The International Centre for Relations & Diplomacy (ICRD) has published a briefing entitled The Libyan Migration Crisis.
This paper provides an overview of the experiences of migrants who transit through Libya and who are held in detention. It examines the policies of third party states that aim to tackle the migration crisis (so-called due to the sheer extent of migrants who travel through Libya) and how these policies could be improved to ensure they are doing no harm to those they affect.
The Libyan Migration route is one of the busiest migration routes leading to Europe, culminating in a ‘refugee crisis’ for the continent.
The route is a perilous feat with many deaths reported at sea. The UNHCR has reported 14,557 deaths from sea crossings between Libya and Italy over a five-year period between 2012 and 2017.
In addition land crossings are riddled with danger and there are at least 704,142 recorded within Libya.
Irregular migrants have experienced sexual violence, slave labour, torture, unlawful killings and appalling detention conditions, which can lead to infection and disease.
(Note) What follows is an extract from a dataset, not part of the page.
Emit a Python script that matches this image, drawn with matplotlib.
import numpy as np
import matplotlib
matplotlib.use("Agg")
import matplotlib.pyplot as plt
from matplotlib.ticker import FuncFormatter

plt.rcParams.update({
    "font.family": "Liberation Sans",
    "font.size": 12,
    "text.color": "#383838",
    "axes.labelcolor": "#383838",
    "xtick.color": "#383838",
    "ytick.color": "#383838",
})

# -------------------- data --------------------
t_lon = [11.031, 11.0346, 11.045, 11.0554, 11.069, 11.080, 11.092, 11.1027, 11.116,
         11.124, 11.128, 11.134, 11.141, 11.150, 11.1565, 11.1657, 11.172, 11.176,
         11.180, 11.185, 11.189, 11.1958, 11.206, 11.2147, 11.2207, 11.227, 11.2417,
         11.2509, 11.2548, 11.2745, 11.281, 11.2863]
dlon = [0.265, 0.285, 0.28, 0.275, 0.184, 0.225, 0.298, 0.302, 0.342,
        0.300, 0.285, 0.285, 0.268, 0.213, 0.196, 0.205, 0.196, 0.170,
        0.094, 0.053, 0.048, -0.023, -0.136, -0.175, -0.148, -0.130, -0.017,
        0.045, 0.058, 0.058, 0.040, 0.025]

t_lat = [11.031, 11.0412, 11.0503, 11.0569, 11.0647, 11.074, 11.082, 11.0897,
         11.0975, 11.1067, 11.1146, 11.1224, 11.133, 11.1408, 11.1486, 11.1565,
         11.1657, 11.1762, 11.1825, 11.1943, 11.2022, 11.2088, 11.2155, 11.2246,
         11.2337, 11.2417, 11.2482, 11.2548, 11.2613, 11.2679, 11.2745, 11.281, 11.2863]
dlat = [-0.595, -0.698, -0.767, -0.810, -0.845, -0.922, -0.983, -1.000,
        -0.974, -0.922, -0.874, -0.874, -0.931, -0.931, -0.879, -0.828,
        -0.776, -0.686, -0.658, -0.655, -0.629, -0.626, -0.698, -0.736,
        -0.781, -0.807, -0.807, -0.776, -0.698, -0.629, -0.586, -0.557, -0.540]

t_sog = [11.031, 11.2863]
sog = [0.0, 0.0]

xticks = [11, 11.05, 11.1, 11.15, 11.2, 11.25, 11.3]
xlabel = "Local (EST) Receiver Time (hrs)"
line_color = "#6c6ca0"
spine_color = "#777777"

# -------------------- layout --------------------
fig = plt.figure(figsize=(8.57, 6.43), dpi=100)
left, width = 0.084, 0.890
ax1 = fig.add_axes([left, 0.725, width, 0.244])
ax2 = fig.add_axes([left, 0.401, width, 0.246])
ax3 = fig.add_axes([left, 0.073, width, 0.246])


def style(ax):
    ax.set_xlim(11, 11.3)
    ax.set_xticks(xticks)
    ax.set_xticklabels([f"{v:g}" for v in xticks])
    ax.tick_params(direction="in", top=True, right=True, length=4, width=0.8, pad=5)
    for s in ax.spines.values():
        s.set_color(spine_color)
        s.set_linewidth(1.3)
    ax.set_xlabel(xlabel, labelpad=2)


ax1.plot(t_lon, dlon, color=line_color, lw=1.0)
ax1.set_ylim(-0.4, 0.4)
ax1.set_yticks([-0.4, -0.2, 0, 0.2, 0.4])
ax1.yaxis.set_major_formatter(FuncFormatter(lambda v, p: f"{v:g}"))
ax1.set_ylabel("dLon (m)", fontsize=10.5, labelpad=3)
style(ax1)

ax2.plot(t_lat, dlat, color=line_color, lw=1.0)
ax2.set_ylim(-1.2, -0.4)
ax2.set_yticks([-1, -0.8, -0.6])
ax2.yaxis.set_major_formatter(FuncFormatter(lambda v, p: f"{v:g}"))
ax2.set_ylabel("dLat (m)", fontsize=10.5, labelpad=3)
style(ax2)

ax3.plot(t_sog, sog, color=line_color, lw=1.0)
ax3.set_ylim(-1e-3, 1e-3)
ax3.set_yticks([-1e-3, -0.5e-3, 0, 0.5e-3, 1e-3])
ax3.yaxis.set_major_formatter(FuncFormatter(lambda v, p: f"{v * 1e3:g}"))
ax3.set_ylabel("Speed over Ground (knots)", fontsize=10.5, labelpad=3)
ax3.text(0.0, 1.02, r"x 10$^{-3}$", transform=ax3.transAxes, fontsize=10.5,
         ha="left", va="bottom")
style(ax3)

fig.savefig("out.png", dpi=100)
The stakes of this type of migration has guided to states to intervene. Interventions are complicated by the mixed nature of migration – some may be fleeing economic hardship while others are fleeing political persecution and conflict. The country is also still in conflict and the lack of stability makes the rule of law difficult to uphold.
Despite this, state responses need to be aware that Libya does not recognise the right to asylum and is not party to the 1951 Refugee Convention or its 1967 Protocol. It therefore, does not observe international requirements for the treatment of refugees.
Notable efforts have been made by the international community such as tripartite cooperation between the Libyan government, the EU and African Union (AU) to manage the crisis and the Libyan government is working with the IOM toward better migration policies. There are also efforts to help mediate between conflict parties within the country and to implement stabilisation programmes.
However, a major initiative by states is to implement repatriation programmes, which may not take due consideration of the situation returned migrants and potential refugees may face when going home.
Furthermore, certain European states have exercised or supported a’ policy of turning back boats travelling from Libya in the Mediterranean Sea and before they reach Europe. This is delivering migrants and potential refugees to a country, which according to the UN, cannot be considered safe. The broad approach from Europe is to keep migrants out of Europe rather than keeping them safe. This is not an effective migration policy, which should be looking at root causes for irregular migration.
ICRD proposes the following recommendations:
- End all policies that involve sending migrants to Libya.
- Screen all migrants before returning them to their country of origin (and Libya) to ensure they don’t require international protection.
- Resettle screened migrants needing international protection immediately, ensuring adequate resources are provided to do this.
- Provide other safe or legal pathways for people to leave their country.
- Influence Libya to sign the 1951 Refugee Convention and its 1967 Protocol and to allow UNHCR to provide open facilities.
- Ensure Libya’s detention facilities are subject to sufficient monitoring against human rights abuses.
- Continue stabilisation efforts through capacity building and diplomacy and encouraging a more inclusive approach to talks.